Some of that skepticism comes from the medical community's history of targeting communities of color as the subjects of unethical medical experiments. For example, during the Tuskegee study, hundreds of Black men known to have syphilis were misled about the nature of the research, and did not receive treatment even after it was widely available. The study, which began in 1932, was supposed to last six months. It went on for 40 years.
Locally, the UVM-led Vermont Eugenics Survey targeted Abenaki citizens and people of color, particularly women, with forced sterilization, from 1925 to 1936. French Canadians, as well as people with disabilities and those living in poverty, were also targets.
Avila says one way to rebuild trust is through programs like the health department’s culture broker initiative. The program, which got more funding during the pandemic, asks people who are trusted within immigrant and refugee communities to help disseminate public health information.
“Some of the African communities are receiving messages through social media about not trusting the vaccine,” she said. “We are trying to provide more accurate information in a way that [allows] communities [to] have enough information to make informed decisions about accessing vaccines for themselves and their families.”
"We are trying to provide more accurate information in a way that [allows] communities [to] have enough information to make informed decision about accessing vaccines." - Prof. Maria Mercedes Avila
Getting the shots distributed will be another challenge. The first round of vaccines will go to people who mostly work at hospitals where it will be easy to get people inoculated. But as the pool of eligible people expands, more places will need to be able to offer the vaccine.
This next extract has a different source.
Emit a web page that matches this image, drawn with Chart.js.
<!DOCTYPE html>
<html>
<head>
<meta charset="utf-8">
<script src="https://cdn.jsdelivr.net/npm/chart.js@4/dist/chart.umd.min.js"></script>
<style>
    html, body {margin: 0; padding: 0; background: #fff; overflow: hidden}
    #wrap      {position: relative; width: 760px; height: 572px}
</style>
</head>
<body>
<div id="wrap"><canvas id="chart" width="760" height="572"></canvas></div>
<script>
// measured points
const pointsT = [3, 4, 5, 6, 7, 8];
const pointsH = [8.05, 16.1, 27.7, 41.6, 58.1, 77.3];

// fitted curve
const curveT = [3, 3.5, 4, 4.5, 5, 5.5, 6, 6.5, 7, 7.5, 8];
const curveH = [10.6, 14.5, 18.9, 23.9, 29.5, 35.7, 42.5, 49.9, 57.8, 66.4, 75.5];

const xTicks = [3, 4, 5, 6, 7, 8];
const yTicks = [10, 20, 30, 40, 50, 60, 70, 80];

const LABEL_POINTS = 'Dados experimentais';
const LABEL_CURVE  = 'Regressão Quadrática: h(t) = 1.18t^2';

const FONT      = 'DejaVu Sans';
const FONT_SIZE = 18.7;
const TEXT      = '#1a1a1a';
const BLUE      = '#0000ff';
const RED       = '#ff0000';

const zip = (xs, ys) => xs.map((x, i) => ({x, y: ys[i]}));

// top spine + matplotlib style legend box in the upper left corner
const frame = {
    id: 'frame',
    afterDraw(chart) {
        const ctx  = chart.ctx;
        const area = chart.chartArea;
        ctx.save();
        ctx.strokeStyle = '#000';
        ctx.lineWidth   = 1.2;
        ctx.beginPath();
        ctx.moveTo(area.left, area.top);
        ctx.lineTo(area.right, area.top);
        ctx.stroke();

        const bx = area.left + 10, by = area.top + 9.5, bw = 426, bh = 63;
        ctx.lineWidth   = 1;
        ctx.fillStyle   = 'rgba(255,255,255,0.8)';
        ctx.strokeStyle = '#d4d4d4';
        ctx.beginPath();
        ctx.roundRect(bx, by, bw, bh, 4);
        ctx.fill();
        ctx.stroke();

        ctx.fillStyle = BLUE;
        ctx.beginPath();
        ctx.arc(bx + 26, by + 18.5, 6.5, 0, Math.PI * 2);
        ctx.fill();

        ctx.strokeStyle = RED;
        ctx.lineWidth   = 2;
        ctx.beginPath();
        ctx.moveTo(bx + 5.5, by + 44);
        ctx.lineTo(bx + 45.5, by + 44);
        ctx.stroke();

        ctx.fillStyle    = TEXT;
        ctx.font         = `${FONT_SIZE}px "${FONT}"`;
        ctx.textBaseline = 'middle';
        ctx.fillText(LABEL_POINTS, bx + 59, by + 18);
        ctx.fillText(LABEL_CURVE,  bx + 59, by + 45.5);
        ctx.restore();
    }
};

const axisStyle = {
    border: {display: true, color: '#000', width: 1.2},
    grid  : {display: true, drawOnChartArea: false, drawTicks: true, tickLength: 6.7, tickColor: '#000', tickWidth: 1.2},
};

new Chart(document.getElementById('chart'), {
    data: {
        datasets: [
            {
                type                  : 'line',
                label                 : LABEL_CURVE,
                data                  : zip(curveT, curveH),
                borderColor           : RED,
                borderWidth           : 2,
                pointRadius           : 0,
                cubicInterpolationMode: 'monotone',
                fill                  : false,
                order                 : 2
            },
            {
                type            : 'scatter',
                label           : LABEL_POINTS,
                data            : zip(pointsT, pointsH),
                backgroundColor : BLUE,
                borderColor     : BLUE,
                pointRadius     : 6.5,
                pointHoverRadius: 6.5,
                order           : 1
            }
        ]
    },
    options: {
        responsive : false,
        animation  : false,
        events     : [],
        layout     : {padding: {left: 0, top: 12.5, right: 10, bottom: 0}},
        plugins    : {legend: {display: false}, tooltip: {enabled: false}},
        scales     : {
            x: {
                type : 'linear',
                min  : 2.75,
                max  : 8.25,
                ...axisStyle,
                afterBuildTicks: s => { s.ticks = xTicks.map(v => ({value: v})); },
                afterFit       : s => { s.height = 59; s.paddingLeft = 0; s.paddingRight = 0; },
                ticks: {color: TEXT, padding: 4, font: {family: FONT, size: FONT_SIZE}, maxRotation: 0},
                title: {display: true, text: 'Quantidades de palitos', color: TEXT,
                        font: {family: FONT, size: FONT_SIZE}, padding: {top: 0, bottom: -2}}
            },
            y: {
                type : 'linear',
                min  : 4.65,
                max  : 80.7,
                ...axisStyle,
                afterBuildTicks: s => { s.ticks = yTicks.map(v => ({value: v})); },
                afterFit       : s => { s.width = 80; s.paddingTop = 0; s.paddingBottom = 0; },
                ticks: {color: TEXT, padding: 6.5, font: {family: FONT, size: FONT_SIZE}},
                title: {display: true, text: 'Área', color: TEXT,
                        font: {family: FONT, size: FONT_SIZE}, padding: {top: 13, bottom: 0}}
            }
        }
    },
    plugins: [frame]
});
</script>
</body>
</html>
The health department plans to have pop-up clinics. Primary care doctors will also help identify patients within their clinics who should get vaccinated, said Dougherty, the deputy health commissioner.
Pharmacies will also play a role. Lauren Bode, with the Vermont Pharmacists Association, said they can fill gaps throughout the state, especially in places that might not be near a large health care facility.
“Pharmacists are accessible, we’re trusted, we’re convenient,” she said. “That’s really important when you’re talking about something like immunization, because we need lots of people to get immunized very quickly.”
Quickly vaccinating hundreds-of-thousands of Vermonters might come down to whether or not people are willing to get the shot.
A VPR-Vermont PBS Poll in September, found that only half of respondents would get a COVID-19 vaccine if one was available.
Dougherty, with the health department, says she is concerned — there are even surveys that show vaccine hesitancy among healthcare workers.
The health department has hired a marketing agency to help develop a communications plan to get vaccine information to all parts of Vermont’s population.
Dougherty says the vaccine offers a way to end the coronavirus pandemic, but for it to work, a lot of people need to get the shot.